Pharmacology Update

New Treatment for Aphthous Ulcers

By William T. Elliott MD, FACP, and James Chan PharmD, PhD

Amlexanox oral paste (apthasol) is a new agent for the treatment of recurrent minor aphthous ulcers. The drug, which has shown antiinflammatory and anti-allergic properties both in vitro and in vivo, is formulated as an oral paste that is applied four times a day to aphthous ulcers. The FDA has approved amlexanox for the treatment of aphthous ulcers in immunocompetent individuals.1

Potential Advantages

Amlexanox has been reported to produce a moderate but statistically significant improvement in time to complete resolution of pain and to complete ulcer healing when compared to no treatment. The difference in median times to complete resolution of pain for amlexanox vs. no treatment was 1.3 days (3.3 days vs 4.6 days). The difference in time to complete healing was 1.6 days (4.8 days vs 6.4 days). This study was performed in a cohort of 452 patients and was statistically significant (P < 0.001). After three days of treatment, 21% of patients treated with amlexanox had complete healing compared to 8% with no treatment. The percent of patients with pain resolution at three days was 44% vs. 20%.

In a placebo-controlled trial using the vehicle as placebo, the differential between amlexanox and vehicle alone was smaller than the differential with no treatment—0.7 days for both resolution of pain (3.4 days vs 4.1 days) and complete ulcer healing (4.9 days vs 5.6 days). These were statistically significant based on a large sample size (n = 938). After four days of treatment, the percentage of patients with complete healing was 37% vs. 27%, and pain resolution was 60% vs. 49%.2 The majority of subjects (81%) presented with a single ulcer with mean size of 4.7-7.8 mm2 and pain scores of 4.1 to 4.7, representing pain with slight to moderate aggravation.

Potential Disadvantages

Amlexanox must be applied four times a day after breakfast, lunch, dinner, and at bedtime. Treatment must be started as soon as possible after symptom onset (48 hours).1,2

Dosing Information

Amlexanox is supplied in a 5% oral paste (5 g). Patients should apply about one-quarter inch of paste onto each ulcer four times a day, preferably following oral hygiene after breakfast, lunch, and dinner. The medication should be used until the ulcer heals. If significant healing or pain reduction has not occurred in 10 days, a physician or dentist should be consulted.

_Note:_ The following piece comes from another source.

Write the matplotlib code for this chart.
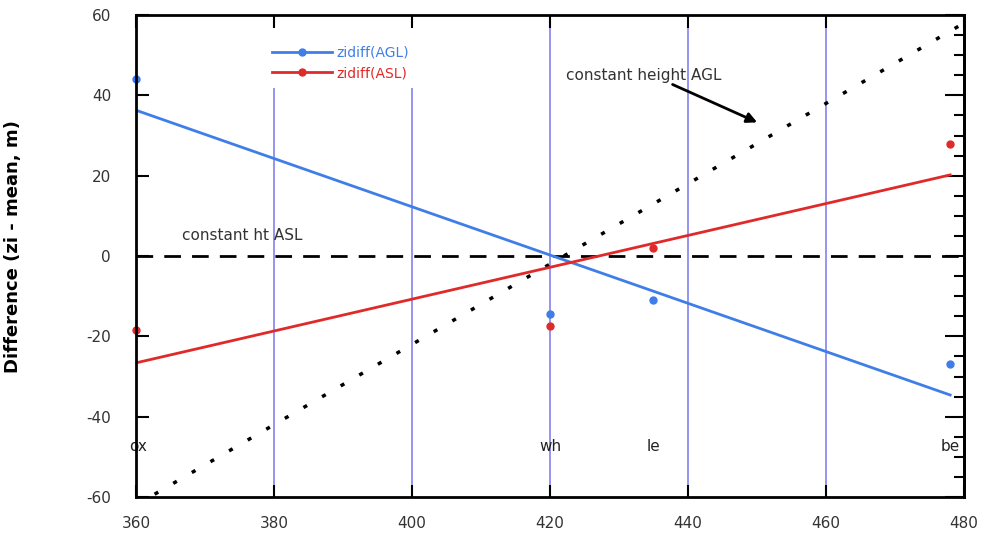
import matplotlib.pyplot as plt
from matplotlib.lines import Line2D
from matplotlib.patches import Rectangle
from matplotlib.ticker import MultipleLocator

plt.rcParams['axes.unicode_minus'] = False

# observed points
site_x = [360, 420, 435, 478]
site_names = ['ox', 'wh', 'le', 'be']
agl_pts = [44, -14.5, -11, -27]
asl_pts = [-18.5, -17.5, 2, 28]

# fitted lines (end points)
fit_x = [360, 478]
agl_fit = [36.3, -34.6]
asl_fit = [-26.6, 20.2]

# constant height AGL reference (dotted)
agl_ref_x = [360, 482]
agl_ref_y = [-62, 60]

vlines_x = [380, 400, 420, 440, 460]

blue = '#3f7ee8'
red = '#e02a2a'

fig = plt.figure(figsize=(9.9, 5.38), dpi=100)
ax = fig.add_axes([0.1374, 0.0762, 0.8363, 0.8958])

for xv in vlines_x:
    ax.axvline(xv, color='#7070ee', lw=1.3, alpha=0.8, zorder=1)

ax.axhline(0, color='black', lw=2, ls=(0, (6, 4)), zorder=2)
ax.plot(agl_ref_x, agl_ref_y, color='black', lw=2.5, ls=(0, (1.2, 5)), zorder=2)

ax.plot(fit_x, agl_fit, color=blue, lw=2, zorder=3)
ax.plot(fit_x, asl_fit, color=red, lw=2, zorder=3)
ax.plot(site_x, agl_pts, 'o', color=blue, ms=5, zorder=4, clip_on=False)
ax.plot(site_x, asl_pts, 'o', color=red, ms=5, zorder=4, clip_on=False)

for xv, name in zip(site_x, site_names):
    ha = 'left' if xv == 360 else 'center'
    xx = 359 if xv == 360 else xv
    ax.text(xx, -47.5, name, ha=ha, va='center', fontsize=11, color='#222222')

ax.text(366.7, 5, 'constant ht ASL', ha='left', va='center', fontsize=11, color='#333333')
ax.text(422.3, 45, 'constant height AGL', ha='left', va='center', fontsize=11, color='#333333')
ax.annotate('', xy=(450.4, 33), xytext=(437.4, 43),
            arrowprops=dict(arrowstyle='-|>', color='black', lw=2, mutation_scale=15))

# white block behind the legend hides the grid lines there
ax.add_patch(Rectangle((0.156, 0.849), 0.217, 0.151, transform=ax.transAxes,
                       facecolor='white', edgecolor='none', zorder=1.5))

handles = [Line2D([], [], color=blue, lw=2, marker='o', ms=5, markevery=[1]),
           Line2D([], [], color=red, lw=2, marker='o', ms=5, markevery=[1])]
for h in handles:
    h.set_xdata([0, 0.5, 1])
leg = ax.legend(handles, ['zidiff(AGL)', 'zidiff(ASL)'], loc='upper left',
                bbox_to_anchor=(0.164, 0.936), frameon=False, fontsize=10,
                handlelength=4.3, handletextpad=0.35, labelspacing=0.45,
                borderpad=0, borderaxespad=0)
for t, c in zip(leg.get_texts(), [blue, red]):
    t.set_color(c)

ax.set_xlim(360, 480)
ax.set_ylim(-60, 60)
ax.xaxis.set_major_locator(MultipleLocator(20))
ax.yaxis.set_major_locator(MultipleLocator(20))
ax.tick_params(which='both', direction='in', top=True, right=False,
               labelsize=11, labelcolor='#333333', color='black', width=1.5,
               length=9)
ax.tick_params(axis='y', pad=18)
ax.tick_params(axis='x', pad=14)
for s in ax.spines.values():
    s.set_linewidth(2)
    s.set_zorder(5)

# right side carries its own finer ticks
secy = ax.secondary_yaxis('right')
secy.yaxis.set_major_locator(MultipleLocator(20))
secy.yaxis.set_minor_locator(MultipleLocator(5))
secy.tick_params(which='both', direction='in', labelright=False, width=1.5)
secy.tick_params(which='major', length=14)
secy.tick_params(which='minor', length=7)
secy.spines['right'].set_linewidth(2)

ax.set_ylabel('Difference (zi - mean, m)', fontsize=13, fontweight='bold')
ax.yaxis.set_label_coords(-0.138, 0.52)

fig.savefig('out.png', dpi=100)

Aphthous ulcers (canker sores or aphthous stomatitis) are self-limiting, recurrent, moderately painful ulcers of the labial and buccal mucosa. About 15-20% of the population develop these ulcers periodically. Ulcers generally heal in 7-10 days and usually do not result in any scarring. The cause of aphthous ulcers is not known, but factors such as trauma, stress, chemical irritation, and hormonal changes in women may contribute to recurrence.2-4

Topical protectants such as Orabase and benzoin tincture have been the mainstays of treatment and are somewhat effective in protecting lesions and providing temporary symptomatic relief. Topical anesthetic/analgesic pastes and gels may also provide temporary pain relief.5

Amlexanox has been shown to produced a modest improvement in healing and pain resolution of minor aphthous ulcers. Compared to the vehicle alone, which may produce the degree of benefit similar to other treatments (e.g., Orabase), the benefit of amlexanox, though statistically significant, was less dramatic. It is not clear if this difference is clinically significant in a real-world setting. There are no comparative studies between these OTC products and amlexanox.

Aphthasol is expected to be available commercially (by prescription) in late September. Cost is not available at this time.


1. Aphthasol Product Information. Block Drug Company, Inc. December 1996.

2. Khandwala A, et al. Oral Surg Oral Med Oral Pathol Oral Radiol Endod 1997;83:222-230.

3. Vincent SD, et al. Oral Surg Oral Med Oral Pathol 1992;74:79-86.

4. Antoon JW, et al. J Am Dent Assoc 1980;101:603-608.

5. Flynn AA. Oral Health Products in Handbook of Nonprescription Drugs. Washington, DC, American Pharmaceutical Association. 1996.